Look at what makes a great wrestler. Tall, muscular, can kick, can throw hands, can suplex people, can tap them out, can fly, is charismatic. Get all that together and you have a cleanup hitter. That’s the kind of guy that makes hacks like you, or the fans in the crowd give them the nod.

But a baseball team that’s full of cleanup hitters won’t go anywhere. It’s the same for wrestling promotions.

Suzuki then went on to make not of how many of the wrestlers in WWE (which he admits is much larger than NJPW) are trying to be Japanese, and how WWE has been unable to make in-roads with “proprietary Japanese” wrestling.

In this day and age of wrestling being worldwide, it’s a match on a global scale. Let me say this: one thing I have, one strength that I have over anybody? History. Look at guys that are wrestling all over the world. Everyone wears kickpads, and they don’t even kick, right? That started in Japan. We started that. We shaped culture that way.

–It’s the influence of UWF, still being felt today.

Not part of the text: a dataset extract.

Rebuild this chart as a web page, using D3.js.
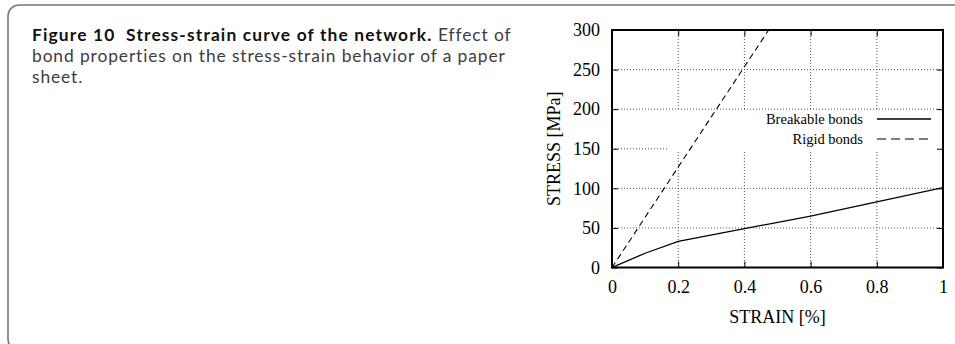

Suzuki: UWF is part of it. Japanese wrestling. Particularly Japanese. Proprietary Japanese. I get this is for NJPW’s site, so maybe you don’t know, or don’t want me saying, but WWE are the biggest promotion in the world, right? And they want to blend all of the world’s wrestling together, fold it all in.

They’re going into all these countries, buying up promotions, snatching away talent, and sapping the business there. But the one place they haven’t been able to do that yet? Japan. Japan and Mexico are the only places that have carried a strong sense of wrestling culture that was uniquely theirs. Business is down in Mexico. WWE are getting their claws in there, too. But they haven’t come here yet, because Japanese wrestling has too much presence. Uniquely Japanese wrestling does.